Updated | Facebook has teamed up with other tech giants to crack down on the online propagation of terrorist content created by the likes of the Islamic State militant group (ISIS), the company has announced.

Twitter, YouTube and Microsoft are to join the social network in creating a database of digital 'fingerprints' designed to identify violent terrorist imagery or recruitment videos.

"There is no place for content that promotes terrorism on our hosted consumer services," said a joint statement posted to Facebook's online newsroom.

"We hope this collaboration will lead to greater efficiency as we continue to enforce our policies to help curb the pressing global issue of terrorist online content."

Facebook, Twitter and YouTube were criticized earlier this year for what was called "consciously failing" to prevent their sites being used as a tool to promote terrorism.

A report by a parliamentary committee in the U.K. found that the U.S. companies had become the "vehicle of choice in spreading propaganda and the recruiting platforms for terrorism."

In August, Twitter revealed that it had suspended 235,000 accounts associated with terrorism and extremism since January. However, some have criticised it for being a "hydra-like platform" that ISIS can utilize.

"We are engaged in a war for hearts and minds in the fight against terrorism," said Keith Vaz, a politician who chaired the committee. "The modern front line is the internet.

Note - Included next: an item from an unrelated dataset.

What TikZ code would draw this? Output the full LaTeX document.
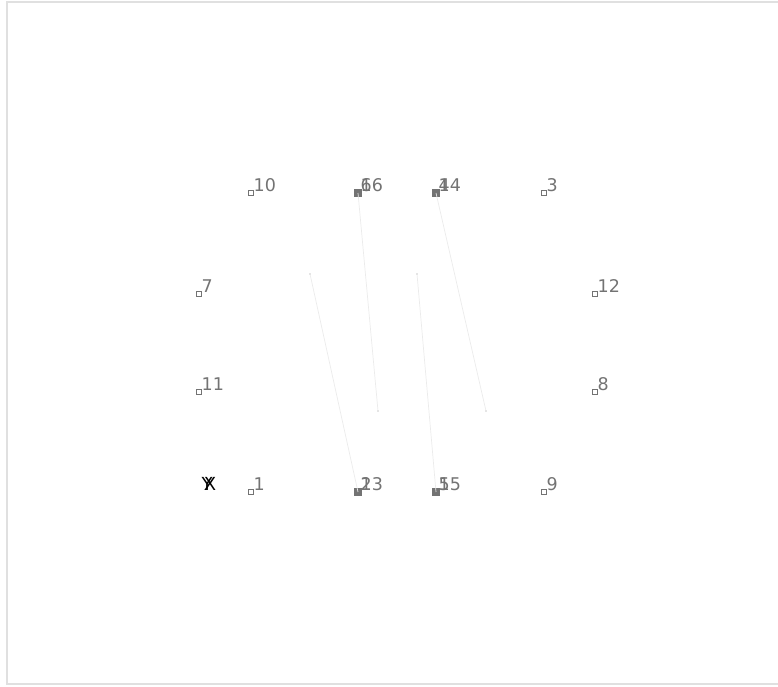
\documentclass[tikz,border=0pt]{standalone}
\usepackage{fontspec}
\setmainfont{DejaVu Sans}
\begin{document}
\begin{tikzpicture}[x=1pt,y=-1pt,
  vtx/.style={draw=black!55, fill=white, minimum size=5pt, inner sep=0pt, line width=0.9pt},
  vtxd/.style={vtx, fill=black!55, minimum size=7pt},
  lbl/.style={anchor=base west, text=black!55, font=\fontsize{17.5}{17.5}\selectfont, inner sep=0pt},
  axlbl/.style={anchor=base, font=\fontsize{18}{18}\selectfont, inner sep=0pt},
  link/.style={draw=black!8, line width=0.7pt},
  tip/.style={fill=black!10, minimum size=2pt, inner sep=0pt}]
\useasboundingbox (0,0) rectangle (778,687);
% frame
\draw[black!12, line width=1.5pt] (780,2) -- (7,2) -- (7,684) -- (780,684);
% single vertices
\foreach \n/\x/\y in {10/251/193, 3/544/193, 7/199/294, 12/595/294,
  11/199/392, 8/595/392, 1/251/492, 9/544/492}
{
  \node[vtx] (v\n) at (\x,\y) {};
  \node[lbl] (t\n) at (\x+2.5,\y-1.5) {\n};
}
% stacked vertices
\foreach \n/\x/\y in {6/358/193, 16/358/193, 4/436/193, 14/436/193,
  2/358/492, 13/358/492, 5/436/492, 15/436/492}
{
  \node[vtxd] (v\n) at (\x,\y) {};
  \node[lbl] (t\n) at (\x+2.5,\y-1.5) {\n};
}
% axis letters
\node[axlbl] (ly) at (207,490) {Y};
\node[axlbl] (lx) at (210,490) {X};
% free ends
\node[tip] (a) at (378,411) {};
\node[tip] (b) at (486,411) {};
\node[tip] (c) at (310,274) {};
\node[tip] (d) at (417,274) {};
\draw[link] (v6.center) -- (a);
\draw[link] (v4.center) -- (b);
\draw[link] (c) -- (v2.center);
\draw[link] (d) -- (v5.center);
\end{tikzpicture}
\end{document}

Its forums, message boards and social media platforms are the lifeblood of Daesh [ISIS] and other terrorist groups."

The initiative by the tech giants was welcomed by Ghost Security Group, an organization involved in tracking and disrupting ISIS activity online; however, they believe the tech companies could do more.

"It's certainly a step in the right direction," one member of the group tells Newsweek. "The bigger problem, for Twitter at least, is that there are tens of thousands of ISIS-held accounts lying in wait to be distributed.

"They would perhaps be better off learning how ISIS is operating [than just developing a database], allowing them to cut off their resource."

This article has been updated with a comment from Ghost Security Group.